There have been certain contextual limitations to Erdoğan’s exercise of power, especially in terms of foreign policy. As far as the Syrian civil war is concerned, Erdoğan has, quite aggressively, taken sides with the opposition forces against the Assad government and allowed them to use Turkey’s resources on levels that have not necessarily been made public. Yet when bombs exploded in the Turkish border town Reyhanlı in May 2013 claiming the lives of 52 residents and the spillover risks of the war became more immediate, Erdoğan’s foreign policy came under fire. It seems that the Syrian crisis will remain an important constraint for his decision-making.
Another contextual restraint dictated by the prime minister’s earlier foreign policy commitments relates to the recent developments in Egypt. For Turkey, Egypt is certainly less of a security issue in comparison to Syria. Nevertheless, it is important for other reasons. The former president Mohamed Morsi and the Muslim Brotherhood had the Turkish government’s full support and Egypt was a case study for the viability of the Turkish model for the region. Morsi’s removal from office by the recent military coup and the Muslim Brotherhood’s loss of power will have its impact on Turkey’s prestige as a regional actor.

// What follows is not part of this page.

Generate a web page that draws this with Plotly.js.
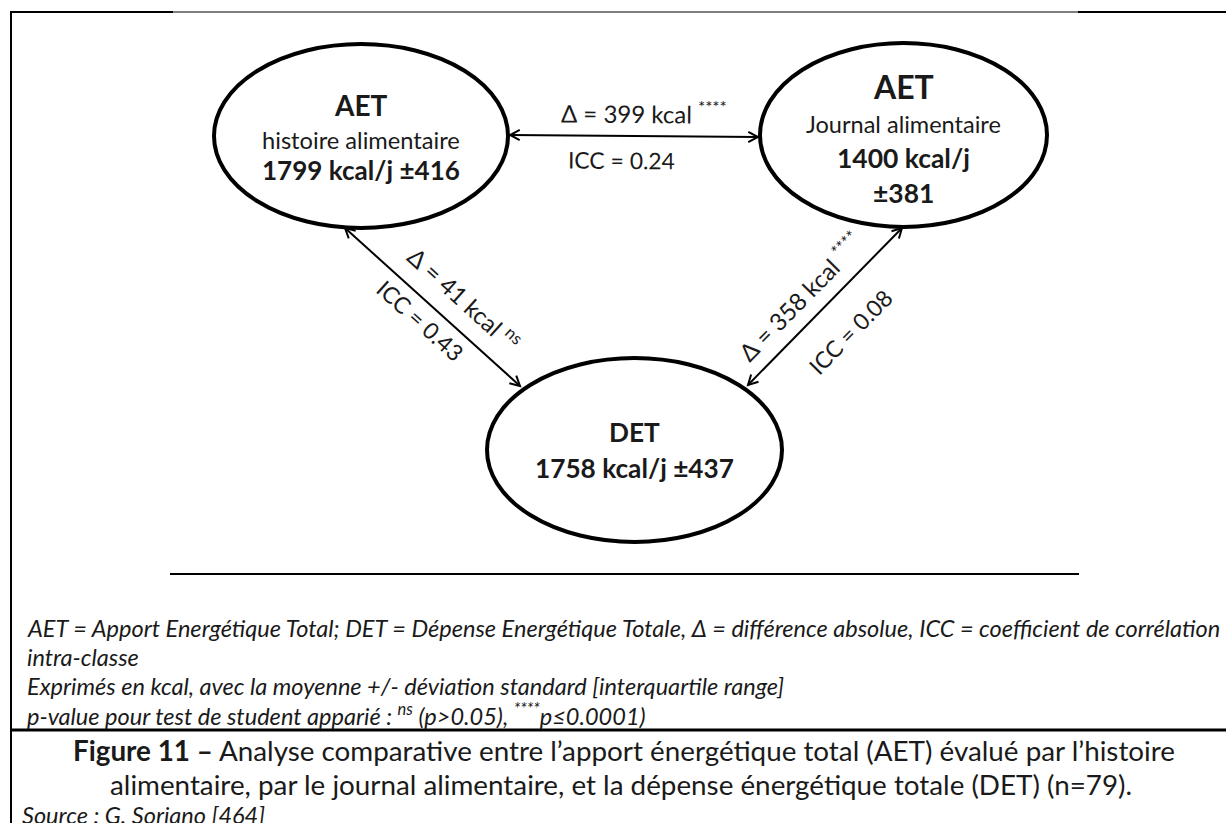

Erdoğan’s recent stand has highlighted several personal resources significant to his decision-making. Erdoğan has proven himself to be a product of the Turkish political right tradition that equates democracy and politics with elections and simultaneously considers political activity outside the electoral realm unwelcome and at times, illegitimate. In this fashion, Erdoğan did not consider the recent demonstrations to be legitimate and denounced the protesters as terrorists. This is well suited to the tradition of the Turkish political right. Celal Bayar, a former president (1950-1960) who established the first successful opposition party, the Democratic Party, once described democracy as the majority always being more intelligent, moral and capable than the minority.
Erdoğan’s insistence that the protesters have been manipulated by foreign forces echoes yet another archaism of the Turkish political right, which seeks to alienate dissent by associating dissidents with foreign agents. In an associated formulation, dissidents and especially the youth are considered incapable of forming an opinion based on their free will. Erdoğan was drawing upon this resource when he asked protesters’ parents to withdraw their ‘children’ from the streets.
Joseph Nye draws attention to a confusion that is widely encountered in the assessment of leadership. The word ‘good’ is used interchangeably to refer to both effective and ethical leaders. In this dichotomy, what differentiates a good ethical leader from a good effective leader is the achievement of ‘good results’ both for the leader’s own supporters and for outsiders, as opposed to achieving goals that are only beneficial to the leader’s own support base. Erdoğan’s performance in the last decade has managed to increase his votes in successive national elections, but it has also resulted in alienating a considerable segment of the Turkish population. Now Erdoğan’s effectiveness as a leader has also reached its limits since he cannot dictate the political agenda as he used to.